EB-2 Workers with Advanced Degrees or Exceptional Ability in the Sciences, Arts or Business
Visa holders in this category normally must have a job offer and the potential employer must complete the labor certification process. The labor certification involves a testing of the job market to demonstrate that the potential visa holder is not taking a job away from a U.S. worker. In cases where an individual can show that his entry is in the national interest, the job offer and labor certification requirements can be waived.
EB-3 Skilled Workers and Professionals
Visa holders in this category normally must have a job offer and the potential employer must complete the labor certification process.

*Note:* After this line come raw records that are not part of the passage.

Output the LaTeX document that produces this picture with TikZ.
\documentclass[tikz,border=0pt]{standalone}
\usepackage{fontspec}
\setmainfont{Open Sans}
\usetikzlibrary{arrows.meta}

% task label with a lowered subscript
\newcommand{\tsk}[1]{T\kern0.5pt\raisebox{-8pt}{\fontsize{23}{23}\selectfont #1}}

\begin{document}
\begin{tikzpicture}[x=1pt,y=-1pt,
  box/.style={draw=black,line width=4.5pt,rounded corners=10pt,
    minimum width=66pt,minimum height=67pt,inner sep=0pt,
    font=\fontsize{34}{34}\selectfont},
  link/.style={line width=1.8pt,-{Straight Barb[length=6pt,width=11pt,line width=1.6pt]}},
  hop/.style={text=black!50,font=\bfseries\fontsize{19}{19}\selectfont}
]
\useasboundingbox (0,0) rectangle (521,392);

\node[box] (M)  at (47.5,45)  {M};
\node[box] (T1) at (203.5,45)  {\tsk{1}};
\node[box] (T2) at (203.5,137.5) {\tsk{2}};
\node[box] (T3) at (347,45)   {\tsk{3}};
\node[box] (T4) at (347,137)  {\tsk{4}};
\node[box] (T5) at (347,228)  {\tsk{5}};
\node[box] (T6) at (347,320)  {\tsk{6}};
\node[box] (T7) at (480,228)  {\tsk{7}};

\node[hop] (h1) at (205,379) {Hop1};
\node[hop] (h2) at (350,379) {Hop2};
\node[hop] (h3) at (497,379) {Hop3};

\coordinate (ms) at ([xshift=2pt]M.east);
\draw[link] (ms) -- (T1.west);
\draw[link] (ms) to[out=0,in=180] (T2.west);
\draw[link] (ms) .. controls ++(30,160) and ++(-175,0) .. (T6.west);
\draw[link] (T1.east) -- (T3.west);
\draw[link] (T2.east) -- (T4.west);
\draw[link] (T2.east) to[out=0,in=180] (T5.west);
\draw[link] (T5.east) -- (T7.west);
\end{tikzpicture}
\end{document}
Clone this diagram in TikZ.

EB-4 Special Immigrant Visas for Religious Workers
Ministers of religion are eligible for permanent residency.
EB-5 Investor/Employment Creation Visas
Under the 1990 Immigration Act, Congress has set aside up to 10,000 visas per year for alien investors in new commercial enterprises who create employment for ten individuals. There are two groups of investors under the program - those who invest at least 500,000 in "targeted employment areas" (rural areas or areas experiencing high unemployment of at least 150% of the national average rate) and those who invest 1,000,000 anywhere else. No fewer than 3,000 of the annual allotment of visas must go to targeted employment areas.
Refugee and Asylum Applications
Persons with a well-founded fear of persecution on account of race, religion, nationality, membership in a particular social group, or political opinion may be eligible to apply for asylum or refugee status in the U.S.
U & T Visas
Persons who have victims of trafficking and/or have assisted in the prosecution of the perpetators may be qualified to apply for one of these visas.
DV-1 Visas (the "Green Card Lottery")
55,000 visas are annually allotted in a random drawing to individuals from nations underrepresented in the total immigrant pool.
III. Citizenship (Naturalization)
Many individuals may qualify for US Citizenship whether through their existing green cards or when and where they were born if one or both of their parents were US Citizens at the time.